## BEGIN Excerpted data

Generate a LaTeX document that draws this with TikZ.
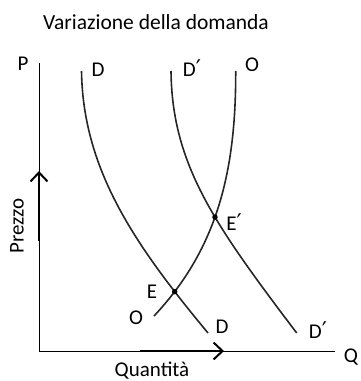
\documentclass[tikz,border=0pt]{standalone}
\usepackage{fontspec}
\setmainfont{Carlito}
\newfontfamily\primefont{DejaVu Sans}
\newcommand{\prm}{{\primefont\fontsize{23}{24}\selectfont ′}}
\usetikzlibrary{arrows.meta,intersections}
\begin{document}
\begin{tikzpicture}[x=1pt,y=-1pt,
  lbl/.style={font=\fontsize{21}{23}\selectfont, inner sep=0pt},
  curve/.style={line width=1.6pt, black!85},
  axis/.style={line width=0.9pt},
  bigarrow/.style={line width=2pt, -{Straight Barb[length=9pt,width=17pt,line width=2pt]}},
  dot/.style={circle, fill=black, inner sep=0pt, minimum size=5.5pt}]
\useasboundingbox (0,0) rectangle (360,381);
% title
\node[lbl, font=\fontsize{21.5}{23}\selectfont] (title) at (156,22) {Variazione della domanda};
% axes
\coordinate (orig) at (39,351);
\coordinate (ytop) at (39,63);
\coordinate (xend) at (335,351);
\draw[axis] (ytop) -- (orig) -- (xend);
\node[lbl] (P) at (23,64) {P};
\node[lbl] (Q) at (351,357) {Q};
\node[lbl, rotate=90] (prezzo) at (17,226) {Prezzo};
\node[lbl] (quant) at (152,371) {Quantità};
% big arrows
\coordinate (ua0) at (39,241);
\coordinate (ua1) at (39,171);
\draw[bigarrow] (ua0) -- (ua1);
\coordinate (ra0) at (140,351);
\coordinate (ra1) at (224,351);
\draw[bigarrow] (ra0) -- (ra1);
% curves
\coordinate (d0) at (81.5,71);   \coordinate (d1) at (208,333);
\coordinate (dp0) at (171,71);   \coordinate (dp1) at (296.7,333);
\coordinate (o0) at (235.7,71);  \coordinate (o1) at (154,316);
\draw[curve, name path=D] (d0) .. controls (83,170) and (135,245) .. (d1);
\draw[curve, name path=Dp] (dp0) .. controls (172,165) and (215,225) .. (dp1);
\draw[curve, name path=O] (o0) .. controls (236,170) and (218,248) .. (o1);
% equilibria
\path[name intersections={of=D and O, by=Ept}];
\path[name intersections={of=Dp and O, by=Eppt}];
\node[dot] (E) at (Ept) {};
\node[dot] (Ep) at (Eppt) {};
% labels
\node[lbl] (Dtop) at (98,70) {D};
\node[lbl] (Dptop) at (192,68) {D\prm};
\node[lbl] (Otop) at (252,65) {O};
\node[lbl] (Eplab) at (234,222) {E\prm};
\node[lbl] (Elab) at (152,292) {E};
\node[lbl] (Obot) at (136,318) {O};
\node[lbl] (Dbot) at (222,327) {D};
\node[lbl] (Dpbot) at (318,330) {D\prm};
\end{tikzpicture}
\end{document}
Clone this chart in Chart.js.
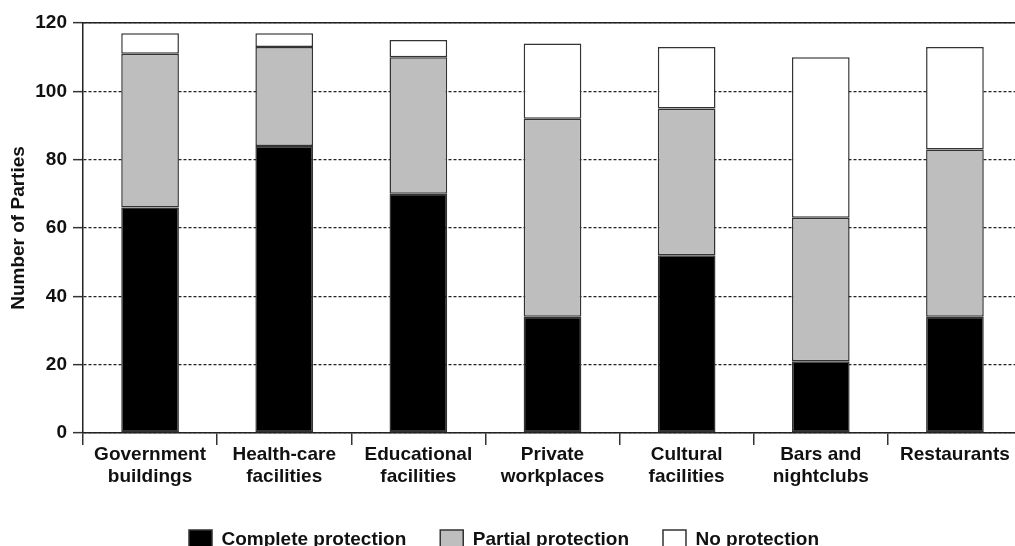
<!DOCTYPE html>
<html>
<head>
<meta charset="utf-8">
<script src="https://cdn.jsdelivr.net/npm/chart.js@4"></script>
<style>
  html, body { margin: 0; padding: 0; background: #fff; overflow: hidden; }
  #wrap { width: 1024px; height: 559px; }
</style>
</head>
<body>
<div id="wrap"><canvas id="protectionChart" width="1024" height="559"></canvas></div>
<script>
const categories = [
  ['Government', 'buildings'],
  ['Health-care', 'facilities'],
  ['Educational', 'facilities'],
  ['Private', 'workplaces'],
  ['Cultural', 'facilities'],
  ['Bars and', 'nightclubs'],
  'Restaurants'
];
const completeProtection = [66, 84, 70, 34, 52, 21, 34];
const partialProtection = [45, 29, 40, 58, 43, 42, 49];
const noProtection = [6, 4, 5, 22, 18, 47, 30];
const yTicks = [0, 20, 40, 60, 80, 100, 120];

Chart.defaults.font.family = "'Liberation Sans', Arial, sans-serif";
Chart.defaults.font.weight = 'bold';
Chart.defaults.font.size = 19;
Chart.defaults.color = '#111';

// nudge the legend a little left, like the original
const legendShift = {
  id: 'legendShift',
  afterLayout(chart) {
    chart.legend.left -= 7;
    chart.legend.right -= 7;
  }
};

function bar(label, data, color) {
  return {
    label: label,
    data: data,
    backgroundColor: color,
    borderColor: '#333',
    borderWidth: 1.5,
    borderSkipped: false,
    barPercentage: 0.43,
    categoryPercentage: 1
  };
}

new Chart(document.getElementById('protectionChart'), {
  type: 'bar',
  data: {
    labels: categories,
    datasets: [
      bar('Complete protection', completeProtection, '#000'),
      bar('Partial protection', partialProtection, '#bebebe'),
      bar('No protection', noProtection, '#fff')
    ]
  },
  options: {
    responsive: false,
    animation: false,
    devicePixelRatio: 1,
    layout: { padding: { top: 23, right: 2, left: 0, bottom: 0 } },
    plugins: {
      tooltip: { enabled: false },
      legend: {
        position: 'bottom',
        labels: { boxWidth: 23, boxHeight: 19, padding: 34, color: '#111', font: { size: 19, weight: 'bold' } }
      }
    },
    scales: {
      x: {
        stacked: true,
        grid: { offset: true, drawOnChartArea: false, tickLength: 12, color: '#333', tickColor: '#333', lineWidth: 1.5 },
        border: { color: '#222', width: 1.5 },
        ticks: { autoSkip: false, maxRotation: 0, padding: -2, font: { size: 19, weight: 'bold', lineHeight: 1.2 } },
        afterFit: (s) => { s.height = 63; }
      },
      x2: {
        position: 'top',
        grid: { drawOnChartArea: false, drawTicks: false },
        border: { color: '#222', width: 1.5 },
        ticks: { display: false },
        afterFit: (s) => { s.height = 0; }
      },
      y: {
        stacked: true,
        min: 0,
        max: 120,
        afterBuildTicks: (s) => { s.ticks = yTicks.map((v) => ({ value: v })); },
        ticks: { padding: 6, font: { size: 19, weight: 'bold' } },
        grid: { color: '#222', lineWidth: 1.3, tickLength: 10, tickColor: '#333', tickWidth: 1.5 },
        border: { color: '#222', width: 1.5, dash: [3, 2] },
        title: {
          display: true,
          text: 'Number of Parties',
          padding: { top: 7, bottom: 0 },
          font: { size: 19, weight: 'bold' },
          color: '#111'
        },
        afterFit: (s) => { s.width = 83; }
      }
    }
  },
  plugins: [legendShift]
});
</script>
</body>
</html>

## END Excerpted data

» **Task requirements**
Write out the listing above again, exactly, but with no pictures in the copy.

» **Expected output**
Generate a LaTeX document that draws this with TikZ.
\documentclass[tikz,border=0pt]{standalone}
\usepackage{fontspec}
\setmainfont{Carlito}
\newfontfamily\primefont{DejaVu Sans}
\newcommand{\prm}{{\primefont\fontsize{23}{24}\selectfont ′}}
\usetikzlibrary{arrows.meta,intersections}
\begin{document}
\begin{tikzpicture}[x=1pt,y=-1pt,
  lbl/.style={font=\fontsize{21}{23}\selectfont, inner sep=0pt},
  curve/.style={line width=1.6pt, black!85},
  axis/.style={line width=0.9pt},
  bigarrow/.style={line width=2pt, -{Straight Barb[length=9pt,width=17pt,line width=2pt]}},
  dot/.style={circle, fill=black, inner sep=0pt, minimum size=5.5pt}]
\useasboundingbox (0,0) rectangle (360,381);
% title
\node[lbl, font=\fontsize{21.5}{23}\selectfont] (title) at (156,22) {Variazione della domanda};
% axes
\coordinate (orig) at (39,351);
\coordinate (ytop) at (39,63);
\coordinate (xend) at (335,351);
\draw[axis] (ytop) -- (orig) -- (xend);
\node[lbl] (P) at (23,64) {P};
\node[lbl] (Q) at (351,357) {Q};
\node[lbl, rotate=90] (prezzo) at (17,226) {Prezzo};
\node[lbl] (quant) at (152,371) {Quantità};
% big arrows
\coordinate (ua0) at (39,241);
\coordinate (ua1) at (39,171);
\draw[bigarrow] (ua0) -- (ua1);
\coordinate (ra0) at (140,351);
\coordinate (ra1) at (224,351);
\draw[bigarrow] (ra0) -- (ra1);
% curves
\coordinate (d0) at (81.5,71);   \coordinate (d1) at (208,333);
\coordinate (dp0) at (171,71);   \coordinate (dp1) at (296.7,333);
\coordinate (o0) at (235.7,71);  \coordinate (o1) at (154,316);
\draw[curve, name path=D] (d0) .. controls (83,170) and (135,245) .. (d1);
\draw[curve, name path=Dp] (dp0) .. controls (172,165) and (215,225) .. (dp1);
\draw[curve, name path=O] (o0) .. controls (236,170) and (218,248) .. (o1);
% equilibria
\path[name intersections={of=D and O, by=Ept}];
\path[name intersections={of=Dp and O, by=Eppt}];
\node[dot] (E) at (Ept) {};
\node[dot] (Ep) at (Eppt) {};
% labels
\node[lbl] (Dtop) at (98,70) {D};
\node[lbl] (Dptop) at (192,68) {D\prm};
\node[lbl] (Otop) at (252,65) {O};
\node[lbl] (Eplab) at (234,222) {E\prm};
\node[lbl] (Elab) at (152,292) {E};
\node[lbl] (Obot) at (136,318) {O};
\node[lbl] (Dbot) at (222,327) {D};
\node[lbl] (Dpbot) at (318,330) {D\prm};
\end{tikzpicture}
\end{document}
Clone this chart in Chart.js.
<!DOCTYPE html>
<html>
<head>
<meta charset="utf-8">
<script src="https://cdn.jsdelivr.net/npm/chart.js@4"></script>
<style>
  html, body { margin: 0; padding: 0; background: #fff; overflow: hidden; }
  #wrap { width: 1024px; height: 559px; }
</style>
</head>
<body>
<div id="wrap"><canvas id="protectionChart" width="1024" height="559"></canvas></div>
<script>
const categories = [
  ['Government', 'buildings'],
  ['Health-care', 'facilities'],
  ['Educational', 'facilities'],
  ['Private', 'workplaces'],
  ['Cultural', 'facilities'],
  ['Bars and', 'nightclubs'],
  'Restaurants'
];
const completeProtection = [66, 84, 70, 34, 52, 21, 34];
const partialProtection = [45, 29, 40, 58, 43, 42, 49];
const noProtection = [6, 4, 5, 22, 18, 47, 30];
const yTicks = [0, 20, 40, 60, 80, 100, 120];

Chart.defaults.font.family = "'Liberation Sans', Arial, sans-serif";
Chart.defaults.font.weight = 'bold';
Chart.defaults.font.size = 19;
Chart.defaults.color = '#111';

// nudge the legend a little left, like the original
const legendShift = {
  id: 'legendShift',
  afterLayout(chart) {
    chart.legend.left -= 7;
    chart.legend.right -= 7;
  }
};

function bar(label, data, color) {
  return {
    label: label,
    data: data,
    backgroundColor: color,
    borderColor: '#333',
    borderWidth: 1.5,
    borderSkipped: false,
    barPercentage: 0.43,
    categoryPercentage: 1
  };
}

new Chart(document.getElementById('protectionChart'), {
  type: 'bar',
  data: {
    labels: categories,
    datasets: [
      bar('Complete protection', completeProtection, '#000'),
      bar('Partial protection', partialProtection, '#bebebe'),
      bar('No protection', noProtection, '#fff')
    ]
  },
  options: {
    responsive: false,
    animation: false,
    devicePixelRatio: 1,
    layout: { padding: { top: 23, right: 2, left: 0, bottom: 0 } },
    plugins: {
      tooltip: { enabled: false },
      legend: {
        position: 'bottom',
        labels: { boxWidth: 23, boxHeight: 19, padding: 34, color: '#111', font: { size: 19, weight: 'bold' } }
      }
    },
    scales: {
      x: {
        stacked: true,
        grid: { offset: true, drawOnChartArea: false, tickLength: 12, color: '#333', tickColor: '#333', lineWidth: 1.5 },
        border: { color: '#222', width: 1.5 },
        ticks: { autoSkip: false, maxRotation: 0, padding: -2, font: { size: 19, weight: 'bold', lineHeight: 1.2 } },
        afterFit: (s) => { s.height = 63; }
      },
      x2: {
        position: 'top',
        grid: { drawOnChartArea: false, drawTicks: false },
        border: { color: '#222', width: 1.5 },
        ticks: { display: false },
        afterFit: (s) => { s.height = 0; }
      },
      y: {
        stacked: true,
        min: 0,
        max: 120,
        afterBuildTicks: (s) => { s.ticks = yTicks.map((v) => ({ value: v })); },
        ticks: { padding: 6, font: { size: 19, weight: 'bold' } },
        grid: { color: '#222', lineWidth: 1.3, tickLength: 10, tickColor: '#333', tickWidth: 1.5 },
        border: { color: '#222', width: 1.5, dash: [3, 2] },
        title: {
          display: true,
          text: 'Number of Parties',
          padding: { top: 7, bottom: 0 },
          font: { size: 19, weight: 'bold' },
          color: '#111'
        },
        afterFit: (s) => { s.width = 83; }
      }
    }
  },
  plugins: [legendShift]
});
</script>
</body>
</html>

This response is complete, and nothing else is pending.